As such, the fact that the Pitt Rivers’s listed object is a tiny, unpainted, wooden ‘whit horn’, in a cabinet full of exotic painted flutes, needn’t seem a strange choice. Made in the 1890s, it was a musical instrument used to call Oxfordshire villagers to a hunt to kill a stag on Whit-Monday. Seamus Boyd, BBC Project Manager for the Nations and English Regions, said ‘some of [the objects] may have great monetary value, others little or none, but they’re priceless in how they bring to life moments in history.’
On the other hand, the validity of defining one object as ‘bringing to life a moment in history’ and discounting thousands of others is questionable. Why should one painting, sculpture, or antique plate be preserved and placed behind glass, and another left to moulder away? You could even argue that there is no longer a place for the institutional preservation of works of art, in a world where things such as giant comic strip paintings and a piles of dust can be valued at millions of pounds and put on display to the public. The French Dadaist Marcel Duchamp once said in an interview that he hadn’t been to the Louvre for over twenty years, ‘because I have these doubts about the value of the judgements which decided that these pictures should be presented to the Louvre, instead of others which weren’t even considered, and which might have been there’.

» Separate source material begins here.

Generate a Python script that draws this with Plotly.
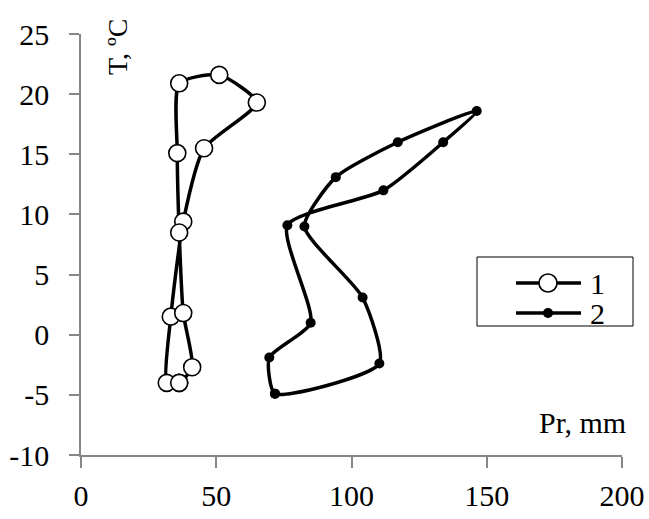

However, the crucial difference of this project compared to previous attempts to pinpoint specific cultural monuments in history (Kenneth Clark’s huge series Civilizations springs to mind) is its interaction with the museum-goers themselves. Anyone can suggest an object with local or global appeal to the ‘History of the World’ website, and the organizers hope that each BBC Local website will have a second list of the People’s 10 Objects by the end of February.
Some of the objects on the original list are hard to track down – I couldn’t find the ‘Domitianus Coin from the Chalgrove Hoard’, and nor could the Ashmolean staff – but this doesn’t really matter. If you’ve gone into a museum and search its display cases intrepidly, you’re bound to discover new things anyway. Dr Hobart agrees, saying the ten objects are ‘only a starting point for discussion’. Organizers seem more concerned in promoting Oxford’s museum collections generally than in enshrining the ten objects as cultural artefacts. Whether or not you use the list, published in full on the BBC’s website, Oxford in Ten Objects is a reminder of the wealth of history available to explore here, and is as good a reason as any to visit one of Oxford’s excellent museums.